* _Stated goal_
Drop every picture. Then return, exactly, the lines from the beginning of the listing below through the one containing "no_azote = [150, 350, 750, 120, 220, 700, 400, 750]".

* _Dataset content_
------------------------------

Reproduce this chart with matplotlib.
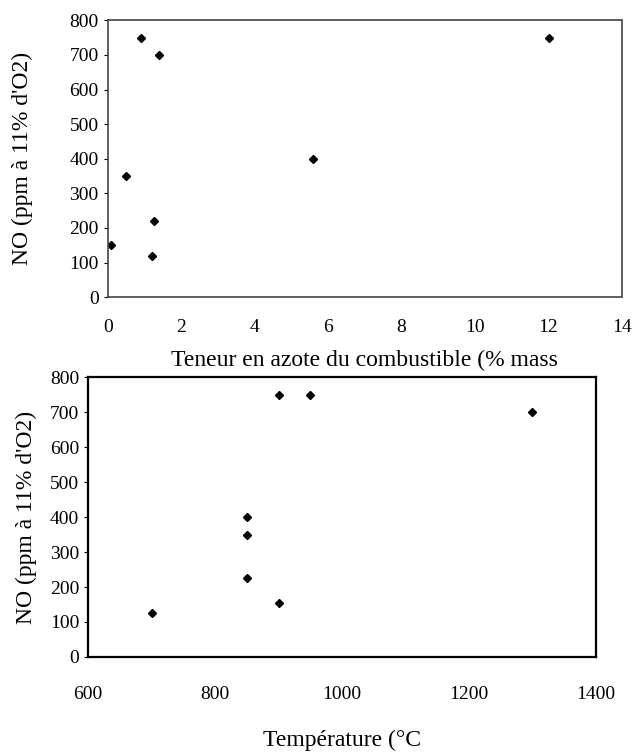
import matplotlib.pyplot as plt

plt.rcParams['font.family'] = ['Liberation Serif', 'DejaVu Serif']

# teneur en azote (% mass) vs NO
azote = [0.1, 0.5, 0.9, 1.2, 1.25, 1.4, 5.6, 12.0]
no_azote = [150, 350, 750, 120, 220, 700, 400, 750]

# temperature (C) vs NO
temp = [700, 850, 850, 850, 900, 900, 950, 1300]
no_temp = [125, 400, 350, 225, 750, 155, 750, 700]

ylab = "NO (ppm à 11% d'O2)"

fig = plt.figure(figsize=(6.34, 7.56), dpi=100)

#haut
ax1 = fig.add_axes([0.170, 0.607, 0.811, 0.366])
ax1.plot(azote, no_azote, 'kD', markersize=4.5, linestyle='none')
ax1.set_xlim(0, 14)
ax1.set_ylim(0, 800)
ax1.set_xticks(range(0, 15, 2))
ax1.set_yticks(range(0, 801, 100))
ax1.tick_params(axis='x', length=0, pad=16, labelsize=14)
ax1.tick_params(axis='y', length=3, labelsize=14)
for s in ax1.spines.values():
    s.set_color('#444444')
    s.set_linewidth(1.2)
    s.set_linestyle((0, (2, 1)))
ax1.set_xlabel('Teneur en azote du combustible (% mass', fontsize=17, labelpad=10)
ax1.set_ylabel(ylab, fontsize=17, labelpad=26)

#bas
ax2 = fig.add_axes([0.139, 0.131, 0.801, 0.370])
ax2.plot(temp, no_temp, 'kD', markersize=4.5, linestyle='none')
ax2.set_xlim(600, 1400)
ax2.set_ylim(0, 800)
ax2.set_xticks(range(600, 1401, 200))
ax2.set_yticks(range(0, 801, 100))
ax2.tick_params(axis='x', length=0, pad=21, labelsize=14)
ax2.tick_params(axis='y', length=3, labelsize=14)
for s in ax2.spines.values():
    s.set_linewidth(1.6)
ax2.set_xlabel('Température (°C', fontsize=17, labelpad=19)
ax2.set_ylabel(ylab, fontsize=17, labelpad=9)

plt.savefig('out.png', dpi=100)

------------------------------

* _Response to the exercise_
Reproduce this chart with matplotlib.
import matplotlib.pyplot as plt

plt.rcParams['font.family'] = ['Liberation Serif', 'DejaVu Serif']

# teneur en azote (% mass) vs NO
azote = [0.1, 0.5, 0.9, 1.2, 1.25, 1.4, 5.6, 12.0]
no_azote = [150, 350, 750, 120, 220, 700, 400, 750]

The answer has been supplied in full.